DevOps is the culture and methodology, while SRE (Site Reliability Engineering) is a specific implementation of DevOps focused on reliability and system performance.
11. Can I use DevOps for small projects?
Yes. Even for small projects, CI/CD pipelines provide consistency and save time on repetitive tasks.
12. How do I start learning DevOps?
Start by learning Linux, then Git, then move to a CI/CD tool, and finally explore containerization with Docker and Kubernetes.
13. What is Shift-Left?
Shift-left is moving testing, security, and quality assurance to the earlier stages of the development cycle.
14. Does DevOps mean we don’t need Ops teams?
No, it changes the role of the Ops team. They become Platform Engineers who build the systems that enable developers to deploy code themselves.
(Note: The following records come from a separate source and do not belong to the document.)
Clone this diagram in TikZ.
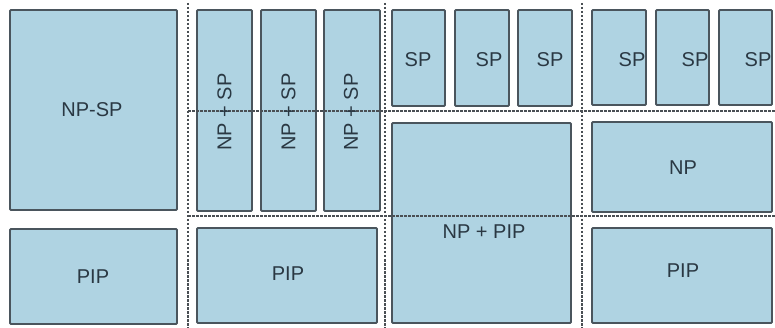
\documentclass[tikz,border=0pt]{standalone}
\usepackage{fontspec}
\setmainfont{Liberation Sans}
\begin{document}
\begin{tikzpicture}[x=1pt,y=-1pt]
\definecolor{boxfill}{HTML}{AFD3E2}
\definecolor{boxline}{HTML}{4A555D}
\definecolor{txt}{HTML}{2A3843}
\definecolor{dotc}{HTML}{4A4F54}
\tikzset{
  box/.style={draw=boxline, fill=boxfill, line width=1.9pt, inner sep=0pt, rounded corners=1pt,
              font=\fontsize{20}{20}\selectfont, text=txt},
  lbl/.style={inner sep=0pt, font=\fontsize{20}{20}\selectfont, text=txt},
  sep/.style={draw=dotc, line width=1.5pt, dash pattern=on 2.5pt off 1.5pt}
}
\useasboundingbox (0,0) rectangle (775,328);
% panel 1
\node[box, minimum width=167pt, minimum height=200pt] (npsp) at (93.5,110) {};
\node[box, minimum width=167pt, minimum height=95pt] (pip1) at (93.5,276.5) {};
% panel 2
\node[box, minimum width=55pt, minimum height=201pt] (c1) at (224.5,110.5) {};
\node[box, minimum width=55pt, minimum height=201pt] (c2) at (288.5,110.5) {};
\node[box, minimum width=56pt, minimum height=201pt] (c3) at (352,110.5) {};
\node[box, minimum width=180pt, minimum height=95pt] (pip2) at (287,275.5) {};
% panel 3
\node[box, minimum width=53pt, minimum height=96pt] (e1) at (418.5,58) {};
\node[box, minimum width=54pt, minimum height=96pt] (e2) at (482,58) {};
\node[box, minimum width=54pt, minimum height=96pt] (e3) at (545,58) {};
\node[box, minimum width=179pt, minimum height=200pt] (nppip) at (481.5,223) {};
% panel 4
\node[box, minimum width=54pt, minimum height=95pt] (g1) at (619,57.5) {};
\node[box, minimum width=53pt, minimum height=95pt] (g2) at (682.5,57.5) {};
\node[box, minimum width=53pt, minimum height=95pt] (g3) at (745.5,57.5) {};
\node[box, minimum width=180pt, minimum height=90pt] (np) at (682,167) {};
\node[box, minimum width=180pt, minimum height=95pt] (pip3) at (682,275.5) {};
% separators
\coordinate (v1t) at (188,3); \coordinate (v1b) at (188,328);
\coordinate (v2t) at (385,3); \coordinate (v2b) at (385,328);
\coordinate (v3t) at (582,3); \coordinate (v3b) at (582,328);
\coordinate (h1l) at (188,111); \coordinate (h1r) at (775,111);
\coordinate (h2l) at (188,216); \coordinate (h2r) at (775,216);
\draw[sep] (v1t) -- (v1b);
\draw[sep] (v2t) -- (v2b);
\draw[sep] (v3t) -- (v3b);
\draw[sep] (h1l) -- (h1r);
\draw[sep] (h2l) -- (h2r);
% labels
\node[lbl] (tnpsp) at (92,110) {NP-SP};
\node[lbl] (tpip1) at (93,277) {PIP};
\node[lbl] (tpip2) at (288,274) {PIP};
\node[lbl, rotate=90] (t1) at (224.5,112) {NP + SP};
\node[lbl, rotate=90] (t2) at (288.5,112) {NP + SP};
\node[lbl, rotate=90] (t3) at (351,112) {NP + SP};
\node[lbl] (s1) at (418,60) {SP};
\node[lbl] (s2) at (489,60) {SP};
\node[lbl] (s3) at (550,60) {SP};
\node[lbl] (tnppip) at (484,232) {NP + PIP};
\node[lbl] (s4) at (632,60) {SP};
\node[lbl] (s5) at (695,60) {SP};
\node[lbl] (s6) at (758,60) {SP};
\node[lbl] (tnp) at (683,168) {NP};
\node[lbl] (tpip3) at (683,271) {PIP};
\end{tikzpicture}
\end{document}
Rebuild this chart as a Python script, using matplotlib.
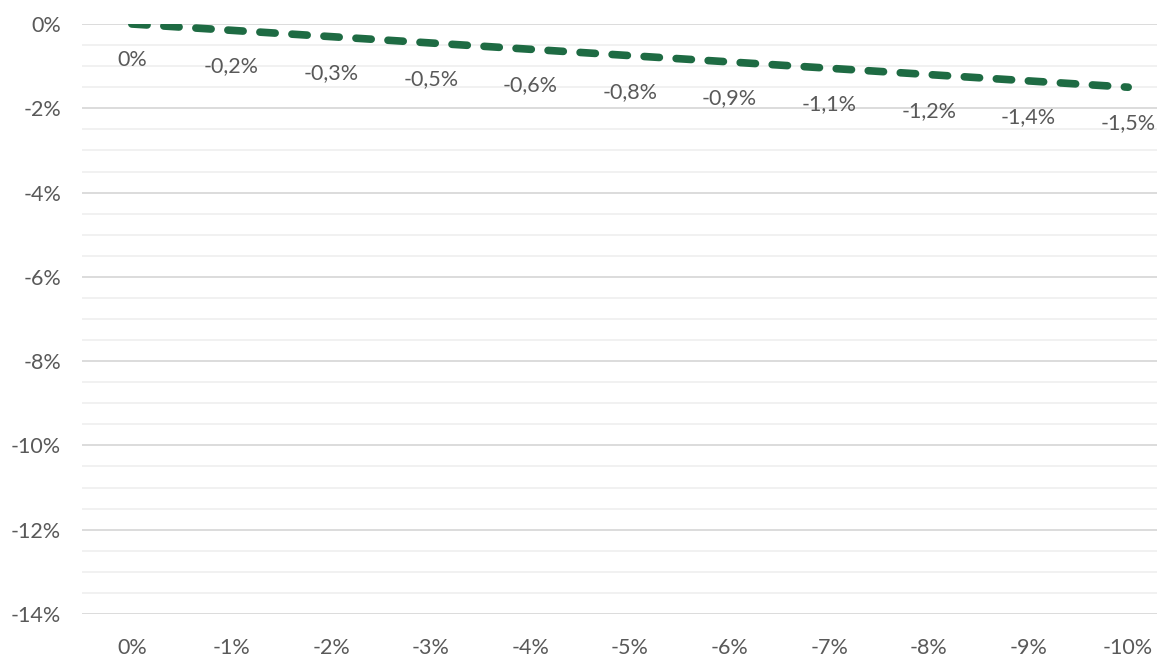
import numpy as np
import matplotlib
matplotlib.use('Agg')
import matplotlib.pyplot as plt
from matplotlib.ticker import MultipleLocator, FuncFormatter

# Datos
categorias = ['0%', '-1%', '-2%', '-3%', '-4%', '-5%', '-6%', '-7%', '-8%', '-9%', '-10%']
valores = [0.0, -0.15, -0.3, -0.45, -0.6, -0.75, -0.9, -1.05, -1.2, -1.35, -1.5]
etiquetas = ['0%', '-0,2%', '-0,3%', '-0,5%', '-0,6%', '-0,8%', '-0,9%',
             '-1,1%', '-1,2%', '-1,4%', '-1,5%']

gris = '#595959'
verde = '#1E6B43'

plt.rcParams['font.family'] = ['Lato', 'DejaVu Sans']

fig = plt.figure(figsize=(11.57, 6.56), dpi=100)
# eje con borde derecho fuera de la imagen (recortado como en el original)
ax = fig.add_axes([82 / 1157, 1 - 614 / 656, (1178 - 82) / 1157, (614 - 24) / 656])

x = np.arange(len(categorias))
ax.plot(x, valores, color=verde, linewidth=5.5, linestyle=(0, (2.0, 2.2)),
        dash_capstyle='round', solid_capstyle='round', zorder=3)

for xi, v, t in zip(x, valores, etiquetas):
    ax.annotate(t, (xi, v), xytext=(0, -26), textcoords='offset points',
                ha='center', va='center', fontsize=15.5, color=gris)

ax.set_xlim(-0.5, len(categorias) - 0.5)
ax.set_ylim(-14, 0)
ax.set_xticks(x)
ax.set_xticklabels(categorias)
ax.yaxis.set_major_locator(MultipleLocator(2))
ax.yaxis.set_minor_locator(MultipleLocator(0.5))
ax.yaxis.set_major_formatter(FuncFormatter(lambda v, p: f'{v:.0f}%'))

ax.grid(True, which='major', axis='y', color='#D9D9D9', linewidth=1.3)
ax.grid(True, which='minor', axis='y', color='#F0F0F0', linewidth=1.3)
ax.set_axisbelow(True)
for s in ax.spines.values():
    s.set_visible(False)
ax.tick_params(axis='both', which='both', length=0, labelsize=15.5, colors=gris)
ax.tick_params(axis='x', pad=17)
ax.tick_params(axis='y', pad=15)

fig.savefig('out.png', dpi=100)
15. Where can I find professional guidance?
Resources and training platforms like DevOpsSchool provide structured learning paths to master these complex concepts.
Final Thoughts
The DevOps lifecycle is not a static destination; it is a journey of continuous improvement. If there is one piece of advice I can offer as an engineer, it is this: do not obsess over the tools. Tools come and go. Kubernetes may be replaced, Jenkins may evolve, and cloud providers will update their offerings.
However, the principles of automation, collaboration, and continuous feedback remain constant. Focus on building solid foundations—understand networking, master the command line, and learn how to design systems that fail gracefully. Embrace the automation mindset, and you will find that the DevOps lifecycle becomes second nature.